# New Toys



## randy (Jan 29, 2012)

I used to feed barley straw pellets once a week but had stopped. One thing is I"m not 100% sure what benefit it has, second is it always makes a mess even with a feeding tray. But I do know shrimps seem to like BSP so I was looking for a good way to give them a snack without the mess.

I have found the answer.


----------



## shrimpzoo (Jan 15, 2012)

Awesmoe seems like a great idea to catch and sell groups of shrimp as well >:]


----------



## coldmantis (Apr 5, 2010)

I want it, where you get it. I have the same problem with barley it gets everywhere

Sent from my Nexus 7 using Tapatalk 4


----------



## randy (Jan 29, 2012)

I had my friend to carry some for me from Taiwan, it's not cheap for some reason because only one maker I know of in Taiwan makes it. It's almost the price of the net version (with a stem it's a net, with a suction cup it's a manual hatchery / BSP feeder).

Oh, I guess I didn't mention this thing has another purpose. If you have shrimp eggs from a dead female, you can put the eggs in there, lift the ring just out of water. Then either have a sponge filter outlet flowing water into the net, or an air stone below the net. Then you don't need to have a bulky cut water bottle in your tank.

If you're interested, just PM me, I got 20 of them but I have 15 tanks in my shrimp room. I planned to have one in each.

PS: You can also DIY one. Shouldn't be too hard for someone other than me ;-)


----------



## Jaysan (Dec 19, 2011)

neat!
really like the idea.


----------



## coldmantis (Apr 5, 2010)

randy said:


> I had my friend to carry some for me from Taiwan, it's not cheap for some reason because only one maker I know of in Taiwan makes it. It's almost the price of the net version (with a stem it's a net, with a suction cup it's a manual hatchery / BSP feeder).
> 
> Oh, I guess I didn't mention this thing has another purpose. If you have shrimp eggs from a dead female, you can put the eggs in there, lift the ring just out of water.
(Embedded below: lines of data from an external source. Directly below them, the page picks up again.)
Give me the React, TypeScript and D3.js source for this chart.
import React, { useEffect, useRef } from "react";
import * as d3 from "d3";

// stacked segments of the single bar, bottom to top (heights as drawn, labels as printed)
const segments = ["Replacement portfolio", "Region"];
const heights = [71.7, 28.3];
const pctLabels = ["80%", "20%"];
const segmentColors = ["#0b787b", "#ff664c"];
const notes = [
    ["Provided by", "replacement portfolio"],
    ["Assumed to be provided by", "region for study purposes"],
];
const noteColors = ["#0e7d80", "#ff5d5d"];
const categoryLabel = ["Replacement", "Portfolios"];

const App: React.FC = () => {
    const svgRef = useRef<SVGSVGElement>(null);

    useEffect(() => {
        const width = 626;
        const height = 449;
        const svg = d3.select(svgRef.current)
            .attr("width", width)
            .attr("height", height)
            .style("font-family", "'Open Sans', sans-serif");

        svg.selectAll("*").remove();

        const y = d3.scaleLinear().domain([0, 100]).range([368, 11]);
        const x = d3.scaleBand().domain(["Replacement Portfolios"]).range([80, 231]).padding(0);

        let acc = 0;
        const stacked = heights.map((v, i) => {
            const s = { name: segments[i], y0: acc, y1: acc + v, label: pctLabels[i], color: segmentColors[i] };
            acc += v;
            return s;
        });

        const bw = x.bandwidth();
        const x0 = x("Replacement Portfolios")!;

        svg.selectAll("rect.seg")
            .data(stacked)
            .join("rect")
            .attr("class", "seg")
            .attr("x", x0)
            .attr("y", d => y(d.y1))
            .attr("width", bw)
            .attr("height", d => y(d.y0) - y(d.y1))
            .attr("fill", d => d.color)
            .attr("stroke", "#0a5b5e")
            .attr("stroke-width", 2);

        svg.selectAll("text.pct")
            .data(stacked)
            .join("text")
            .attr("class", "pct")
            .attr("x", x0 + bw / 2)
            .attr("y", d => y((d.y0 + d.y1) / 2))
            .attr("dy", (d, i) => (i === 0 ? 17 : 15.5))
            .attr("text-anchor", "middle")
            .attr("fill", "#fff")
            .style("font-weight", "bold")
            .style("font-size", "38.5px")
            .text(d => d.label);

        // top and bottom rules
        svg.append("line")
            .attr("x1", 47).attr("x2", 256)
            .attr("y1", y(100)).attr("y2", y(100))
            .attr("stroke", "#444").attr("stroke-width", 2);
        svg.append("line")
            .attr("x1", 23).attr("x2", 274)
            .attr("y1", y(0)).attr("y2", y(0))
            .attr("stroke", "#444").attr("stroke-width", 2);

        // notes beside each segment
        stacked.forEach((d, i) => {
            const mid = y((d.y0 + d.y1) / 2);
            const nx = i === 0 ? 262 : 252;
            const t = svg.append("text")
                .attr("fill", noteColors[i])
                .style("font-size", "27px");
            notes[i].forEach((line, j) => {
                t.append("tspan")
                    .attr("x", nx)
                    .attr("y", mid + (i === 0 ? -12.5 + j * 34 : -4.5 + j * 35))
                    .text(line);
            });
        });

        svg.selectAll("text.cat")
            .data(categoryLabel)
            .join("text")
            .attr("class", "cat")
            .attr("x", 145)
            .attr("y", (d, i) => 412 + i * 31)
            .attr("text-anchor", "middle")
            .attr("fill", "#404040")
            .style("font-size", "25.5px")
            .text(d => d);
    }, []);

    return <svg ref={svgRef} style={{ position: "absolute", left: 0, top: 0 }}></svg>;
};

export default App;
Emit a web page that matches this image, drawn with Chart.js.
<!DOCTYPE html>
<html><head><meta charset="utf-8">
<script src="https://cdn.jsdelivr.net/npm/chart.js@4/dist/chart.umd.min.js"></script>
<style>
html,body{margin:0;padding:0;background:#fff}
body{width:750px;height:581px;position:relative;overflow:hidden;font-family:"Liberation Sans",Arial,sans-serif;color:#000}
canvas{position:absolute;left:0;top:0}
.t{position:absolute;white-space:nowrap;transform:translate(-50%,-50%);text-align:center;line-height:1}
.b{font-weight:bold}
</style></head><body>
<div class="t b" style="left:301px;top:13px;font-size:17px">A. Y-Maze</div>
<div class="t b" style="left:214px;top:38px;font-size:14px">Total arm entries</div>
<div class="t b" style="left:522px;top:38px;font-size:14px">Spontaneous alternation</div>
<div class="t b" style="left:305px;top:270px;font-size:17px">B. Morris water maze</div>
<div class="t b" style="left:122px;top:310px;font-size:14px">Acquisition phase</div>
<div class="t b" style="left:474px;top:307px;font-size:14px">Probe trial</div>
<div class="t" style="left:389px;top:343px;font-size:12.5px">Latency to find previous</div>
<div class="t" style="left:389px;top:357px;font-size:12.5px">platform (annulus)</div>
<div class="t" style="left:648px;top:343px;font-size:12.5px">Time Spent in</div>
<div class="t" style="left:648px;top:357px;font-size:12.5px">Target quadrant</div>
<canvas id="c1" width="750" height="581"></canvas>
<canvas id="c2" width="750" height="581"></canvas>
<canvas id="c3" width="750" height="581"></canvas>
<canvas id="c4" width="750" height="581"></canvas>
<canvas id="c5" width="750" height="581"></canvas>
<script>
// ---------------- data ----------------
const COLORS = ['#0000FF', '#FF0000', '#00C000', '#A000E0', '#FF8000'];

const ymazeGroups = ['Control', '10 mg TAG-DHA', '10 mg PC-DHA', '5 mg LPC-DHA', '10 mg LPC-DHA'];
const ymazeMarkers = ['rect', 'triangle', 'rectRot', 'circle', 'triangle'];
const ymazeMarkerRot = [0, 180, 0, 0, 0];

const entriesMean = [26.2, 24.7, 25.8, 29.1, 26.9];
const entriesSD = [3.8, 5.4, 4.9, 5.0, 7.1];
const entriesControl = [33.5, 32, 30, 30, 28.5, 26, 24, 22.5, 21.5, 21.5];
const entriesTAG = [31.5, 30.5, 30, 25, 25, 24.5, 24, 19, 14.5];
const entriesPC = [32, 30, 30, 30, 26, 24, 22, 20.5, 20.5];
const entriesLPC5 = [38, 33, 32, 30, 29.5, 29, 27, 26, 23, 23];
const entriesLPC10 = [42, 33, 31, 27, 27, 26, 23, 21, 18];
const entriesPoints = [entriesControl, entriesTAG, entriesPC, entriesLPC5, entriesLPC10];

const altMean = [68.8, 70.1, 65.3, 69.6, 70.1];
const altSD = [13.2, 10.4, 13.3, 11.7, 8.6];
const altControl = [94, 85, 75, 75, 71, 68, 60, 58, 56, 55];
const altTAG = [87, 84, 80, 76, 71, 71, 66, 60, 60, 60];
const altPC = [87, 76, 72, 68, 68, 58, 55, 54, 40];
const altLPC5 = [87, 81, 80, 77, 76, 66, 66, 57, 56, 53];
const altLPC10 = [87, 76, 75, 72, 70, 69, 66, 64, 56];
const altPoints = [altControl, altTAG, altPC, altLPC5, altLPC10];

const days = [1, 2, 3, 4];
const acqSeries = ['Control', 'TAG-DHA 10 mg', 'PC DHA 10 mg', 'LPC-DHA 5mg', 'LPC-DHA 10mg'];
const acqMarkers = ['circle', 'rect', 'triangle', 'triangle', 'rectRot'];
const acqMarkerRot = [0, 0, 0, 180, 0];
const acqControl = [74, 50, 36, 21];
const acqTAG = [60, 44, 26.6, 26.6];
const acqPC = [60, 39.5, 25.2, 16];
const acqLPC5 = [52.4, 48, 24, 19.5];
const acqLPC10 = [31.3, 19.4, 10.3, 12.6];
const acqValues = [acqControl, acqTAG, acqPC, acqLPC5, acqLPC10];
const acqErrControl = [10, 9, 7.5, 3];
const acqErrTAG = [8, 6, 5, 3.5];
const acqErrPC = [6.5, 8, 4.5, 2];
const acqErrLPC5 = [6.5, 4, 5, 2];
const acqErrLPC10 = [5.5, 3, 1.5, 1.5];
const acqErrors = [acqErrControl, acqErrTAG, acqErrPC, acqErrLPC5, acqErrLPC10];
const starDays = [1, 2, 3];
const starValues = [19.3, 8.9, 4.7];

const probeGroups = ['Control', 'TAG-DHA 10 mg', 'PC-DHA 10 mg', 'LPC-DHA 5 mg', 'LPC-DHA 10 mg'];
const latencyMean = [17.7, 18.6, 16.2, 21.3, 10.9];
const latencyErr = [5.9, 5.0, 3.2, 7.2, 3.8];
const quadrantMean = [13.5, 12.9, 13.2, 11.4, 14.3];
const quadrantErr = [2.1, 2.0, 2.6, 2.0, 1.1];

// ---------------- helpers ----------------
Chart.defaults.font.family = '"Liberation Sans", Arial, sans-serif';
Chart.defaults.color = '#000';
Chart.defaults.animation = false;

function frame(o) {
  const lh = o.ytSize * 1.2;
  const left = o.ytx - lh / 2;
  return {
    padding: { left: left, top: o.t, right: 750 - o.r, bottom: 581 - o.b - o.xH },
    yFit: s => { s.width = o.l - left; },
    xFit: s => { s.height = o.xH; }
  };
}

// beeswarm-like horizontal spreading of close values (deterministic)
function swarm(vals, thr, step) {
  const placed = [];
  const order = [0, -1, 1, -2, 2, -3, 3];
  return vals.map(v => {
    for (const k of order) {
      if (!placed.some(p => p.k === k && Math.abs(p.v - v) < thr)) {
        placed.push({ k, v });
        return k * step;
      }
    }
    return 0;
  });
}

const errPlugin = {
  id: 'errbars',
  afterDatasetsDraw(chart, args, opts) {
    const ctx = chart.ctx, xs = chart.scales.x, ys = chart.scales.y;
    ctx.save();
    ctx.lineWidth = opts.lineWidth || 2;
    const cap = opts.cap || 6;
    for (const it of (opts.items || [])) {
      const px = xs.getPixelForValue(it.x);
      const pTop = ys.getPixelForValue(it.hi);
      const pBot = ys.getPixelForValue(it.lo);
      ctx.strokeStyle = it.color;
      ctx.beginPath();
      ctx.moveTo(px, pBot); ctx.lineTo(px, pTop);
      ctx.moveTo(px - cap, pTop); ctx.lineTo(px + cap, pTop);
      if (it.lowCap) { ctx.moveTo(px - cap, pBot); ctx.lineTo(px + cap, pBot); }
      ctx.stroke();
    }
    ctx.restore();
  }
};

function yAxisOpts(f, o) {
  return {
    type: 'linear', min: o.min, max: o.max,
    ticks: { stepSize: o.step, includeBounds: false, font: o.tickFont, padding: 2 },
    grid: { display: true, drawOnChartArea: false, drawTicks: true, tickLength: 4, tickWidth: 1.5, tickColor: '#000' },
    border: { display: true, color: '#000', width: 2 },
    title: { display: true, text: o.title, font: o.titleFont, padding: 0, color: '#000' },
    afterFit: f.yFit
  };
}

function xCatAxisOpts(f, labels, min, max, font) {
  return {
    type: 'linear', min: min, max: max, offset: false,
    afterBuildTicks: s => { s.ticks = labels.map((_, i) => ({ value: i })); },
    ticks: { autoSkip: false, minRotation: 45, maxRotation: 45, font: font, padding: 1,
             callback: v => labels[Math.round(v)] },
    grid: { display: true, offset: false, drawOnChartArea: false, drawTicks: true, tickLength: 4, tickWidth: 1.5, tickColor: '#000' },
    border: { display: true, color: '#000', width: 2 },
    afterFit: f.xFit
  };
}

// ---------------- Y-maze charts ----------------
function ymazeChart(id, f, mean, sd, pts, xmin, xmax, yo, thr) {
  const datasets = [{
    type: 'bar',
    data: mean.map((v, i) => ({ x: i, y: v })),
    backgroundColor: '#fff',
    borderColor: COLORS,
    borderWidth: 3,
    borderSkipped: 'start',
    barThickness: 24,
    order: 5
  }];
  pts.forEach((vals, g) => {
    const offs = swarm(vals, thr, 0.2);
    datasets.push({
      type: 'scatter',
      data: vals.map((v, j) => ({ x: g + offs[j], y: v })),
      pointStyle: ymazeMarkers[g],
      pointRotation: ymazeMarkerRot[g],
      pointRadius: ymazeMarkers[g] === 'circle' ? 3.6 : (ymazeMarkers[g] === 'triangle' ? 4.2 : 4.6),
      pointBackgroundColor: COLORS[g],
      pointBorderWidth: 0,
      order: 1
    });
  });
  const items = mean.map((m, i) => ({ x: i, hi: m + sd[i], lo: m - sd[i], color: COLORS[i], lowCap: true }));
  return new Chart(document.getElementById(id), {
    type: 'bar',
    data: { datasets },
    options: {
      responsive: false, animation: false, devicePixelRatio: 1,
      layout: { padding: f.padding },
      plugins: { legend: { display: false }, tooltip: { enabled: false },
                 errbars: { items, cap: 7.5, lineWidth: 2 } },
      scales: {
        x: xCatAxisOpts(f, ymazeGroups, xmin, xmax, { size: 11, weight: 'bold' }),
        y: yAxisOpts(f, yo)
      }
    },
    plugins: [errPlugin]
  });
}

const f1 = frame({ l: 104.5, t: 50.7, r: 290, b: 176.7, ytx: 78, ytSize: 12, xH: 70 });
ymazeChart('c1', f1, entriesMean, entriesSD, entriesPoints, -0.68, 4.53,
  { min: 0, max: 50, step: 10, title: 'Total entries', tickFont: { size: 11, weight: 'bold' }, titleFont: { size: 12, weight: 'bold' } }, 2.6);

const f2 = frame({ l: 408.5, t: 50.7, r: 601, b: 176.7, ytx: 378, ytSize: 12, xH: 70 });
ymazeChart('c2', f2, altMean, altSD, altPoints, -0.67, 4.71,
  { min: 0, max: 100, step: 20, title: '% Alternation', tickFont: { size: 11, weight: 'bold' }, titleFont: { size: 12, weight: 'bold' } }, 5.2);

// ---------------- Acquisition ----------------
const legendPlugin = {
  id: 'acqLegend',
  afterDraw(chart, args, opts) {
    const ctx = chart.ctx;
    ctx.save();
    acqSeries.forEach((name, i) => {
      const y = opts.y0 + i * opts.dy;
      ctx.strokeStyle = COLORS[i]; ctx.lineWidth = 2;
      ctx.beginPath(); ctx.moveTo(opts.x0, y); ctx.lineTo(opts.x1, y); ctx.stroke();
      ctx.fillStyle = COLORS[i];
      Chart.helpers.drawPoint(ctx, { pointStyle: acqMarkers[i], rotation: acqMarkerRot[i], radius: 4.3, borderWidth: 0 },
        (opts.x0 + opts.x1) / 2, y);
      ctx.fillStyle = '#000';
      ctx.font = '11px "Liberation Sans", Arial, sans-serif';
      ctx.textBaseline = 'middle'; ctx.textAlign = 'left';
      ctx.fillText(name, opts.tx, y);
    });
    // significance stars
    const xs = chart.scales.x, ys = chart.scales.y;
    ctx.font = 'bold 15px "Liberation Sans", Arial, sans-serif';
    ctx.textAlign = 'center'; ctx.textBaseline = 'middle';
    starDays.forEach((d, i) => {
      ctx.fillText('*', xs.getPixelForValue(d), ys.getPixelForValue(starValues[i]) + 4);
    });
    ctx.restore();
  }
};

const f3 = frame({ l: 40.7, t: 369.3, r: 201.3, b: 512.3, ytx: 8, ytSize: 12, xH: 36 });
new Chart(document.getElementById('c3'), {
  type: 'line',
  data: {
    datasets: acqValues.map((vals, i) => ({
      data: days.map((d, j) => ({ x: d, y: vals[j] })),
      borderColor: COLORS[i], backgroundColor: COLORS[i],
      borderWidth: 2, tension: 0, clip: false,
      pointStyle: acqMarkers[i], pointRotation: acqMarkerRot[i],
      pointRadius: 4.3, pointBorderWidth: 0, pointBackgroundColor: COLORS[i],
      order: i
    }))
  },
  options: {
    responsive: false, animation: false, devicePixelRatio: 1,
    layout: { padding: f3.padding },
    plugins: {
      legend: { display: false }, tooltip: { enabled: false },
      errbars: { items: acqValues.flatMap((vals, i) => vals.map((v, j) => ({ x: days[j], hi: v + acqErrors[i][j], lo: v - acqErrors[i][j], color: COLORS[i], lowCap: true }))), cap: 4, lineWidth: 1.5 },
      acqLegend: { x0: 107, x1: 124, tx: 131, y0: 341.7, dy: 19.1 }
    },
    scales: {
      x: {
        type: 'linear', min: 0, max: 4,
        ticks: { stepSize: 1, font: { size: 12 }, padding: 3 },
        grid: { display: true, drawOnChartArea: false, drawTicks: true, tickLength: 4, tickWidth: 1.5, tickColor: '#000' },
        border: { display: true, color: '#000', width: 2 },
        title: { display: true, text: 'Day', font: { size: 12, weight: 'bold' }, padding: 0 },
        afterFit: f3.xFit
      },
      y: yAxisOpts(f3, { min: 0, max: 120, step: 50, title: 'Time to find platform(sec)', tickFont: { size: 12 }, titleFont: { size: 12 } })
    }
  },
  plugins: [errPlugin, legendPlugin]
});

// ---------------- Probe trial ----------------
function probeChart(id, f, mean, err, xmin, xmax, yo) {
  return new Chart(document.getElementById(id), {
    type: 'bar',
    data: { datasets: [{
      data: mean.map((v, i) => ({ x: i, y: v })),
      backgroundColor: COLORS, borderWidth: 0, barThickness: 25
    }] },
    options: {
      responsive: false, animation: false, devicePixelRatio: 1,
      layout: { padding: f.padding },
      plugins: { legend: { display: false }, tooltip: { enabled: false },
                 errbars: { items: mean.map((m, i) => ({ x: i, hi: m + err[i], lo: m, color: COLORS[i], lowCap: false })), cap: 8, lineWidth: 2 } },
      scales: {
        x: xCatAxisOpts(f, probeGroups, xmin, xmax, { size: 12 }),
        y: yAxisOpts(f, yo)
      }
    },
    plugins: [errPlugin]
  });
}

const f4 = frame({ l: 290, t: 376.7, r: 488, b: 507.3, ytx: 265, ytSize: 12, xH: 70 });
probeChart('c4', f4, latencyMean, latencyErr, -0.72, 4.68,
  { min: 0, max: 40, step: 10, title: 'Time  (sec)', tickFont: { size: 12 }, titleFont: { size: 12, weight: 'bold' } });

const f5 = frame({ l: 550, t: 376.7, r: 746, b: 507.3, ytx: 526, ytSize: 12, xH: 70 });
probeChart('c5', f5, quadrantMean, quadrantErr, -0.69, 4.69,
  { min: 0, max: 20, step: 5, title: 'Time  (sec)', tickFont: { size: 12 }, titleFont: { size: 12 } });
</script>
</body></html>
Then either have a sponge filter outlet flowing water into the net, or an air stone below the net. Then you don't need to have a bulky cut water bottle in your tank.
> 
> ...




































Made with White Mesh for making moss walls, extra media bag, white nylon thread, needle, super glue, 10 minutes of my life


----------



## randy (Jan 29, 2012)

Very nice, coldmantis. What did you use as the frame?　I did try to DIY one myself but couldn't find a suitable material for the frame that is bendable and won't rust.


----------



## coldmantis (Apr 5, 2010)

they are those regular white mesh that you can get from walmart or any craft store, I'm sure you know what I'm talking about. people use it all the time to make moss walls. I think they are like 3-4 bucks for a huge sheet.


----------



## randy (Jan 29, 2012)

coldmantis said:


> they are those regular white mesh that you can get from walmart or any craft store, I'm sure you know what I'm talking about. people use it all the time to make moss walls. I think they are like 3-4 bucks for a huge sheet.


Got it... I might try make one myself too. Thanks for sharing.


----------



## Fishfur (Mar 4, 2012)

A narrow cable tie would make a circle to keep the top open and shape the bottom if it would not stay open on it's own. Quite sturdy, cheap. Lingerie bags, the better ones, have great mesh fabric in some of them.. the finer mesh type are very similar to brine shrimp netting. Got a big one at one of those little stores in the Pacific Mall, took it apart.. still have some left.


----------